## start Collected material
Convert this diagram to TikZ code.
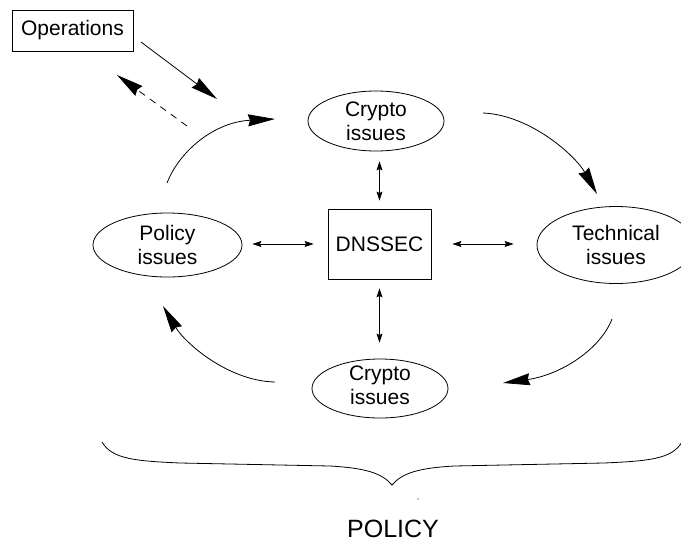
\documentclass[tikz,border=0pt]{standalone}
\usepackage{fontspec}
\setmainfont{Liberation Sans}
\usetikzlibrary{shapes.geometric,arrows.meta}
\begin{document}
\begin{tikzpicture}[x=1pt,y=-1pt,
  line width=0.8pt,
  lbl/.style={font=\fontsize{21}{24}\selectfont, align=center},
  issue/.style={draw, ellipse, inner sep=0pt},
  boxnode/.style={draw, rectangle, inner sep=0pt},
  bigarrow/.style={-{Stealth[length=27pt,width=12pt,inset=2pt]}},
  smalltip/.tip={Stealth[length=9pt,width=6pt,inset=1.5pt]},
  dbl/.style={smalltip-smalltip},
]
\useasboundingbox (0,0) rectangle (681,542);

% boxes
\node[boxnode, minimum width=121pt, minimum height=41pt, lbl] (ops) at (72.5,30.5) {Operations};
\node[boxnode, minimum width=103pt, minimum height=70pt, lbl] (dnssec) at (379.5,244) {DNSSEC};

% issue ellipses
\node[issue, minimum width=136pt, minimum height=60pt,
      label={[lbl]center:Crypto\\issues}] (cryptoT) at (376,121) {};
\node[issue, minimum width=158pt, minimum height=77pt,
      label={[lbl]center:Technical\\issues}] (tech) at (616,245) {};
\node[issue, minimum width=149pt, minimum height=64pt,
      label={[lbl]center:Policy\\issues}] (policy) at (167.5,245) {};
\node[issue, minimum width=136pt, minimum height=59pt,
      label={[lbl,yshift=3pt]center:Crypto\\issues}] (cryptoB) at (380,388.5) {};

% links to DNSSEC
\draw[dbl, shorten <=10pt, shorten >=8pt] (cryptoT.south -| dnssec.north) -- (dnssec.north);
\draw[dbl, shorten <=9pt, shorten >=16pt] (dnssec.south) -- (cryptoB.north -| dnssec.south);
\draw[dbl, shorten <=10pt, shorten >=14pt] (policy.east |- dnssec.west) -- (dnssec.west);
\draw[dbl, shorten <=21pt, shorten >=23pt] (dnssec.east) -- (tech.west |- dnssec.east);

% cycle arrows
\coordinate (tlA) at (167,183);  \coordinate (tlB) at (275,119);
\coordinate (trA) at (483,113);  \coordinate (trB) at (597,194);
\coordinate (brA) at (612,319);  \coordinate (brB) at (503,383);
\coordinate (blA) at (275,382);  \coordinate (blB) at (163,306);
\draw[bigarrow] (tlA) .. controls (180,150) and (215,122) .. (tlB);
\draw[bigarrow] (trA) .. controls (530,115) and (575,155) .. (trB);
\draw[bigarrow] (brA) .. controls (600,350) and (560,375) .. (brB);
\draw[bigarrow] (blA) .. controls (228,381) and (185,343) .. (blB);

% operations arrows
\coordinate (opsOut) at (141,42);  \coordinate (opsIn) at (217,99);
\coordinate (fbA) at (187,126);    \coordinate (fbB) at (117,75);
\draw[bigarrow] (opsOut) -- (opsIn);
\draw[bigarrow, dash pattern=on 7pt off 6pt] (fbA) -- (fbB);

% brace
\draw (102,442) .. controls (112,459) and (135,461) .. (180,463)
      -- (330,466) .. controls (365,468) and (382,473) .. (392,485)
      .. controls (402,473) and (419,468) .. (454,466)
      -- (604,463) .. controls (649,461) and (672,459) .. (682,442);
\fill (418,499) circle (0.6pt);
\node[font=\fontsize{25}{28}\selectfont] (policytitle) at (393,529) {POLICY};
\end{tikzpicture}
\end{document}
## end Collected material
◆ **Exercise instructions**
Extract the lines exactly, please: the first line of the listing, the line with "minimum width=103pt, minimum", and every line between them, but no pictures.

◆ **Task result**
Convert this diagram to TikZ code.
\documentclass[tikz,border=0pt]{standalone}
\usepackage{fontspec}
\setmainfont{Liberation Sans}
\usetikzlibrary{shapes.geometric,arrows.meta}
\begin{document}
\begin{tikzpicture}[x=1pt,y=-1pt,
  line width=0.8pt,
  lbl/.style={font=\fontsize{21}{24}\selectfont, align=center},
  issue/.style={draw, ellipse, inner sep=0pt},
  boxnode/.style={draw, rectangle, inner sep=0pt},
  bigarrow/.style={-{Stealth[length=27pt,width=12pt,inset=2pt]}},
  smalltip/.tip={Stealth[length=9pt,width=6pt,inset=1.5pt]},
  dbl/.style={smalltip-smalltip},
]
\useasboundingbox (0,0) rectangle (681,542);

% boxes
\node[boxnode, minimum width=121pt, minimum height=41pt, lbl] (ops) at (72.5,30.5) {Operations};
\node[boxnode, minimum width=103pt, minimum height=70pt, lbl] (dnssec) at (379.5,244) {DNSSEC};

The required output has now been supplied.